(Dataset rows)
---
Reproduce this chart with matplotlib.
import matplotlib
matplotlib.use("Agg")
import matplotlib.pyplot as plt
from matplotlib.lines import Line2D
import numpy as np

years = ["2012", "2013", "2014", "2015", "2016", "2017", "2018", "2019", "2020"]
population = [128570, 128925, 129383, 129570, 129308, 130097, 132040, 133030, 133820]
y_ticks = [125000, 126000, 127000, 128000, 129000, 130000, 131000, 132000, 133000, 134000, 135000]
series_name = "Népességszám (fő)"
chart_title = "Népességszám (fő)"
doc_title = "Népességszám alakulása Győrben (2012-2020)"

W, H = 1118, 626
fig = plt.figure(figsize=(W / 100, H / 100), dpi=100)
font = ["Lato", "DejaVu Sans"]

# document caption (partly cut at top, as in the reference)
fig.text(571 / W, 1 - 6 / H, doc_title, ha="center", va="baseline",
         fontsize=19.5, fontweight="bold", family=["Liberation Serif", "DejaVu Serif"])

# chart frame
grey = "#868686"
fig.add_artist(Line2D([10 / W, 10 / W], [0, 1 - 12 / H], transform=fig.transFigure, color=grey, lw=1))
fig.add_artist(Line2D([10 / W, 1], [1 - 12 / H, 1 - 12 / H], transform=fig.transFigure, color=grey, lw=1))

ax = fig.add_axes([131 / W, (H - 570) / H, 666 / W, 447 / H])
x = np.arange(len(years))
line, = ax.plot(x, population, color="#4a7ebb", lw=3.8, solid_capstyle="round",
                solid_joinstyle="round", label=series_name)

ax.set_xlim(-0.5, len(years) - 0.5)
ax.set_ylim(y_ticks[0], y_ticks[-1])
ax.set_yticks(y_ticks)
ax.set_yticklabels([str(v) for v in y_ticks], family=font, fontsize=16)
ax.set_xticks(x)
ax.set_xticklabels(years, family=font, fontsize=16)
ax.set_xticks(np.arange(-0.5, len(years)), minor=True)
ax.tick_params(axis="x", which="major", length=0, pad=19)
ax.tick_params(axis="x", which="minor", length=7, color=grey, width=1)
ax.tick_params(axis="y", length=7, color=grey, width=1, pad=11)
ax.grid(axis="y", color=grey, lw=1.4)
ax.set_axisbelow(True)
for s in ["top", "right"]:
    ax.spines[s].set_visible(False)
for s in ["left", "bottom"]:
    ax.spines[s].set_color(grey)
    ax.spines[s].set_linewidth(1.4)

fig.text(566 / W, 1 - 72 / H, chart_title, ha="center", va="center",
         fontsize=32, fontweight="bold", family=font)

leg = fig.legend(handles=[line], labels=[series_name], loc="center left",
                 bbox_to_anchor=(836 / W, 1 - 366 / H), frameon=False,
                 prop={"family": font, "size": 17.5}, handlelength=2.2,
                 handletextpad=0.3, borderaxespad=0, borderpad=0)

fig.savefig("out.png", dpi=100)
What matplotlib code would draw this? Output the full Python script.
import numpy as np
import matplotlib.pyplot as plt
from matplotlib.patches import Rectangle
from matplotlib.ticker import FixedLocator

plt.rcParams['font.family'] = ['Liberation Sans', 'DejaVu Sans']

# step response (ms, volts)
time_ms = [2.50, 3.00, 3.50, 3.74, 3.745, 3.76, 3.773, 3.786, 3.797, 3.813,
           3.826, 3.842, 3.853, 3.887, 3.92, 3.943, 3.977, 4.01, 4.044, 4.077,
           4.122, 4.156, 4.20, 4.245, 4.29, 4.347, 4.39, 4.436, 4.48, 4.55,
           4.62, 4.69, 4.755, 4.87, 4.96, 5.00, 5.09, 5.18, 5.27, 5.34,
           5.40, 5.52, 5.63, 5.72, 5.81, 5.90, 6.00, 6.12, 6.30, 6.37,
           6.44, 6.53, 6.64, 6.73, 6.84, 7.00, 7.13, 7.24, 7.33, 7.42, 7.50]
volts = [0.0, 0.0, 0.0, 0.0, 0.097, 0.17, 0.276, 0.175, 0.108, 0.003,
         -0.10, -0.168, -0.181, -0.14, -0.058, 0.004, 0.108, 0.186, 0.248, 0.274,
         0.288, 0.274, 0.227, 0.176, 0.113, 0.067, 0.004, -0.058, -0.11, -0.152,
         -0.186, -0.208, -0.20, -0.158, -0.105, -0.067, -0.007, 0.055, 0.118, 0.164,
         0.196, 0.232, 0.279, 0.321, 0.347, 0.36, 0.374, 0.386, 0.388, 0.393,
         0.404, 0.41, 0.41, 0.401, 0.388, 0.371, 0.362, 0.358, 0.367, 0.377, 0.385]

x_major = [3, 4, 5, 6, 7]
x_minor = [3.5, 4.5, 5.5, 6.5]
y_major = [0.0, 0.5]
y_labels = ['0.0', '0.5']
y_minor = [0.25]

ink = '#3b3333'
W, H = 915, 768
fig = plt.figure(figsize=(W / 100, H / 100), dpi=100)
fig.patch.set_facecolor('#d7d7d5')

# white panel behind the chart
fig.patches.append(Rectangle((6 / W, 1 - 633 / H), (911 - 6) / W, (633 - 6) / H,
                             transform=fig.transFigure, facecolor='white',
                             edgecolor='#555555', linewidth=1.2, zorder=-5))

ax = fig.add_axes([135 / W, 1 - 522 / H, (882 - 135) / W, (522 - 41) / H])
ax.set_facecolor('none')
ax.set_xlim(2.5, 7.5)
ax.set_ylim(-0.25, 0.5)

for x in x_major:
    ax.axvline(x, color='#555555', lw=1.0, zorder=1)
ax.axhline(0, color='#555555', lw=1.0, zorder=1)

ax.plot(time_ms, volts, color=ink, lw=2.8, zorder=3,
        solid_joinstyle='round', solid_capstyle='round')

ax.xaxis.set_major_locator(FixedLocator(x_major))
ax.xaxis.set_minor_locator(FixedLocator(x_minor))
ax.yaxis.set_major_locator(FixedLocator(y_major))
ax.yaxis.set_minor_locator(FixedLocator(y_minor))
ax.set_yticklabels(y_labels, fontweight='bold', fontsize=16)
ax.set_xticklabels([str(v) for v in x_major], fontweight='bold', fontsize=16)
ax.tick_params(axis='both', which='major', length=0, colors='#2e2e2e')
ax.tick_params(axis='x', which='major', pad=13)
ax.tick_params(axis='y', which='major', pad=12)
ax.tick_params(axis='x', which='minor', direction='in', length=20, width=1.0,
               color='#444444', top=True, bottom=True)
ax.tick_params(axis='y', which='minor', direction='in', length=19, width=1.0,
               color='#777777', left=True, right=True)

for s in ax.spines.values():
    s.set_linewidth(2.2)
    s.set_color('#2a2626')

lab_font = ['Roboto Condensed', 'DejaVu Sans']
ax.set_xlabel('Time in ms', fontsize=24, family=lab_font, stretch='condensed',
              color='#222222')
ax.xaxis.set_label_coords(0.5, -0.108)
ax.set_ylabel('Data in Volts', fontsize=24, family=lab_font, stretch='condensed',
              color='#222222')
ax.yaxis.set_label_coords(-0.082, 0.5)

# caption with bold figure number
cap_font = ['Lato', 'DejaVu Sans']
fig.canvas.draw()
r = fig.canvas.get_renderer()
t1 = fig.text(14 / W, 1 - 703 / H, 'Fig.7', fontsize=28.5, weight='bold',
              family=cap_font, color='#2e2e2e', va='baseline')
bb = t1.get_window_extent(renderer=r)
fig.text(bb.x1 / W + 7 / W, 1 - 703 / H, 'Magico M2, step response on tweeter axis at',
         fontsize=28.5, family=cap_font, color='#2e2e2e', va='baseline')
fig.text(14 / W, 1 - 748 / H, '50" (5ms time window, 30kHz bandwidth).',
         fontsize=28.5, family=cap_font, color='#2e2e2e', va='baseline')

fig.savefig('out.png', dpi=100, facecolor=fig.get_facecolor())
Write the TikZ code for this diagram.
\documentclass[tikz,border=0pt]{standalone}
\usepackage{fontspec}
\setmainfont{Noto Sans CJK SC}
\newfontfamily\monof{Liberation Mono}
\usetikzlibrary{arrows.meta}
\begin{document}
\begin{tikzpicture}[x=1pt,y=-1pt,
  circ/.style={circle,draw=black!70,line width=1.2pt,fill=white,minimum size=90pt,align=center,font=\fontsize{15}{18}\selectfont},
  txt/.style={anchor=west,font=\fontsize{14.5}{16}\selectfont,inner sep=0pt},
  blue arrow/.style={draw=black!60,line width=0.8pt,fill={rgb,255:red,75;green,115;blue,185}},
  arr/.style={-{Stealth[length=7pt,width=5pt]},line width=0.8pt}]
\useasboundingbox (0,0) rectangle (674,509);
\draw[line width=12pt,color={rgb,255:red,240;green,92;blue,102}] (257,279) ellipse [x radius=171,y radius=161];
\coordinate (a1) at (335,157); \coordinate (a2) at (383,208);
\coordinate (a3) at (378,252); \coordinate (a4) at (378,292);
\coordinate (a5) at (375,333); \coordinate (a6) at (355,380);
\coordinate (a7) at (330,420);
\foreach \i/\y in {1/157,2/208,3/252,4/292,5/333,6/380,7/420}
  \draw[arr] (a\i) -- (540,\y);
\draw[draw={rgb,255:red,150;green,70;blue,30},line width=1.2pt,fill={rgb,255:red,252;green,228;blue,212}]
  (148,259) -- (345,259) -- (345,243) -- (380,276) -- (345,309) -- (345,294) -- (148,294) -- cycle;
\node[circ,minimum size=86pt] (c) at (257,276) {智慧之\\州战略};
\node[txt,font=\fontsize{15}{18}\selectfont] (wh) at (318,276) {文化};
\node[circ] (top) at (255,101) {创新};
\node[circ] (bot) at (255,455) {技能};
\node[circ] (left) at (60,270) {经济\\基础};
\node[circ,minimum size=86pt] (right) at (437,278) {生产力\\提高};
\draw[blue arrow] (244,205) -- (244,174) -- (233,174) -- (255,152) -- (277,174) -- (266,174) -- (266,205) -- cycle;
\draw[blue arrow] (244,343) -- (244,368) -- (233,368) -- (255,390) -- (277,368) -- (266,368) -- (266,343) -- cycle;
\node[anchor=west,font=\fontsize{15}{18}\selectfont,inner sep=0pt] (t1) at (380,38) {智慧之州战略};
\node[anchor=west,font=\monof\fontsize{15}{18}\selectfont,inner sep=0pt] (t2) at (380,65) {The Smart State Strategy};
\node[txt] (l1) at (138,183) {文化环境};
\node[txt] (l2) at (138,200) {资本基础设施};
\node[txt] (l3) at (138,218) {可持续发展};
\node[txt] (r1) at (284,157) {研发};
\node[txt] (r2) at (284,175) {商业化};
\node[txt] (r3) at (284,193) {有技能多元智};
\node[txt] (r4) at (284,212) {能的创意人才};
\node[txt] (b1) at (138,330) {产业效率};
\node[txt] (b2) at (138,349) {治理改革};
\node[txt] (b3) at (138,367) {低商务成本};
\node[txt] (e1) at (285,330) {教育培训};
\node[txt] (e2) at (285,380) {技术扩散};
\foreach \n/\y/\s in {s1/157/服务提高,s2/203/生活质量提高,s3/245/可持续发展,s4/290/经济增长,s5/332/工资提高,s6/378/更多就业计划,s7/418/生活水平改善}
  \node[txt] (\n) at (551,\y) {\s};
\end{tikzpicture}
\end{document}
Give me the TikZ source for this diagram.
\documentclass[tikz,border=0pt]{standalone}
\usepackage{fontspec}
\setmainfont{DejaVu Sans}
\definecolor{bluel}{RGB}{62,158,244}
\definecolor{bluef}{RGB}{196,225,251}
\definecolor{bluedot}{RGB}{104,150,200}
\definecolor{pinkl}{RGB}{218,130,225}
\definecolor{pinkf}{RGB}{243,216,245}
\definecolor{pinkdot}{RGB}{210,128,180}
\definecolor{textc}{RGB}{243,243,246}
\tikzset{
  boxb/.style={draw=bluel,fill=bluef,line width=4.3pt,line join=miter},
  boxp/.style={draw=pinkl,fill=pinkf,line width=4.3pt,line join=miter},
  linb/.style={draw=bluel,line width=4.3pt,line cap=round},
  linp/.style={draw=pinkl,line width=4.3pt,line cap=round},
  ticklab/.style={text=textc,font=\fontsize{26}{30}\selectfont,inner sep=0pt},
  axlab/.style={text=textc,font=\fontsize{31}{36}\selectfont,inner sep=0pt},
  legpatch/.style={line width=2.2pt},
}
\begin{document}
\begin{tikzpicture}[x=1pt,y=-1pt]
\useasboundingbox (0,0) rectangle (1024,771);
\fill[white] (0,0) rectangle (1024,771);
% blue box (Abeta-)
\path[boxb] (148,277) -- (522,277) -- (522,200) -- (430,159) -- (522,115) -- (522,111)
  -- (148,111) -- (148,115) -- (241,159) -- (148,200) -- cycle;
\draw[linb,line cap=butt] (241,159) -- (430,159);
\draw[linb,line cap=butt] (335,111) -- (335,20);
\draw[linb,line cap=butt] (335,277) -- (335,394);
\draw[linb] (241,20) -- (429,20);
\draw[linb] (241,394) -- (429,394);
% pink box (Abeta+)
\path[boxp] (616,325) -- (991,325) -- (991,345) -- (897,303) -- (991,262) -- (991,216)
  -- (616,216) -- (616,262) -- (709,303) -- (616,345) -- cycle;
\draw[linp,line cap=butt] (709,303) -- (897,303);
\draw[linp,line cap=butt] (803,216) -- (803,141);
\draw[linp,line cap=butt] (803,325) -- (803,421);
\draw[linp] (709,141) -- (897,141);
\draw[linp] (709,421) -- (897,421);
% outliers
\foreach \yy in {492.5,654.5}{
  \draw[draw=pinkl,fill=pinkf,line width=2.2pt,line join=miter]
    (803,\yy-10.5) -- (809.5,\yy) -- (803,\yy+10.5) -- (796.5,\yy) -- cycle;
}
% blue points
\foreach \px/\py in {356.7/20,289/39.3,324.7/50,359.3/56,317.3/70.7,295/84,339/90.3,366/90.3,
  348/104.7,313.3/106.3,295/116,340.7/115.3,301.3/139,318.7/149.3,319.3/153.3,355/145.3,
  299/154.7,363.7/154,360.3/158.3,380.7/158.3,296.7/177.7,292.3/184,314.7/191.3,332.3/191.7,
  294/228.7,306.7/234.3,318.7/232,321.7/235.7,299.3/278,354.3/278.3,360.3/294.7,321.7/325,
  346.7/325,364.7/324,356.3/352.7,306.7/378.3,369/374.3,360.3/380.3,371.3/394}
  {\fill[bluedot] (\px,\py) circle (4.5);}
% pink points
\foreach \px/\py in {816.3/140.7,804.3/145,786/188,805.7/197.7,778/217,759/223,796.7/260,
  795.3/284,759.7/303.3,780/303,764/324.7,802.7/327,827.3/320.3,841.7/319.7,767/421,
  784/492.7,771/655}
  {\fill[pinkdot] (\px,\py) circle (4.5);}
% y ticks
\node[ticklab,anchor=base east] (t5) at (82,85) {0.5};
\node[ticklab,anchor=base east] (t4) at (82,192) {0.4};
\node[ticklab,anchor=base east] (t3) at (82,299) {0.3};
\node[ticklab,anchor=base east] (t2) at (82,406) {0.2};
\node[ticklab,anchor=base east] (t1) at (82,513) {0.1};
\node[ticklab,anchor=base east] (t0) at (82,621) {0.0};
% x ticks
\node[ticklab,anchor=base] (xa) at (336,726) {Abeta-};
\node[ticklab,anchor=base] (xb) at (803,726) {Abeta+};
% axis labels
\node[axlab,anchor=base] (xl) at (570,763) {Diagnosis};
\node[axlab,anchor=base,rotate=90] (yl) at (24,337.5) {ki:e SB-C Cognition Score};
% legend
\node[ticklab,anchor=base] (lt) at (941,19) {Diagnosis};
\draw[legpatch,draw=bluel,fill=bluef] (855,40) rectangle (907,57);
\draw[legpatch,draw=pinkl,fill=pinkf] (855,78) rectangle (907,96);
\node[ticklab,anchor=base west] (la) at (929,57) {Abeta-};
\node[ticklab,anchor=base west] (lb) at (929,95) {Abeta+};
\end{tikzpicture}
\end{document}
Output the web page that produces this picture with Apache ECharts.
---
### Task directions
Please print exactly what appears from the first line of the data through the line with "ax.spines[s].set_linewidth(1.4)", including both of those lines and nothing past them.

### Complete answer
Reproduce this chart with matplotlib.
import matplotlib
matplotlib.use("Agg")
import matplotlib.pyplot as plt
from matplotlib.lines import Line2D
import numpy as np

years = ["2012", "2013", "2014", "2015", "2016", "2017", "2018", "2019", "2020"]
population = [128570, 128925, 129383, 129570, 129308, 130097, 132040, 133030, 133820]
y_ticks = [125000, 126000, 127000, 128000, 129000, 130000, 131000, 132000, 133000, 134000, 135000]
series_name = "Népességszám (fő)"
chart_title = "Népességszám (fő)"
doc_title = "Népességszám alakulása Győrben (2012-2020)"

W, H = 1118, 626
fig = plt.figure(figsize=(W / 100, H / 100), dpi=100)
font = ["Lato", "DejaVu Sans"]

# document caption (partly cut at top, as in the reference)
fig.text(571 / W, 1 - 6 / H, doc_title, ha="center", va="baseline",
         fontsize=19.5, fontweight="bold", family=["Liberation Serif", "DejaVu Serif"])

# chart frame
grey = "#868686"
fig.add_artist(Line2D([10 / W, 10 / W], [0, 1 - 12 / H], transform=fig.transFigure, color=grey, lw=1))
fig.add_artist(Line2D([10 / W, 1], [1 - 12 / H, 1 - 12 / H], transform=fig.transFigure, color=grey, lw=1))

ax = fig.add_axes([131 / W, (H - 570) / H, 666 / W, 447 / H])
x = np.arange(len(years))
line, = ax.plot(x, population, color="#4a7ebb", lw=3.8, solid_capstyle="round",
                solid_joinstyle="round", label=series_name)

ax.set_xlim(-0.5, len(years) - 0.5)
ax.set_ylim(y_ticks[0], y_ticks[-1])
ax.set_yticks(y_ticks)
ax.set_yticklabels([str(v) for v in y_ticks], family=font, fontsize=16)
ax.set_xticks(x)
ax.set_xticklabels(years, family=font, fontsize=16)
ax.set_xticks(np.arange(-0.5, len(years)), minor=True)
ax.tick_params(axis="x", which="major", length=0, pad=19)
ax.tick_params(axis="x", which="minor", length=7, color=grey, width=1)
ax.tick_params(axis="y", length=7, color=grey, width=1, pad=11)
ax.grid(axis="y", color=grey, lw=1.4)
ax.set_axisbelow(True)
for s in ["top", "right"]:
    ax.spines[s].set_visible(False)
for s in ["left", "bottom"]:
    ax.spines[s].set_color(grey)
    ax.spines[s].set_linewidth(1.4)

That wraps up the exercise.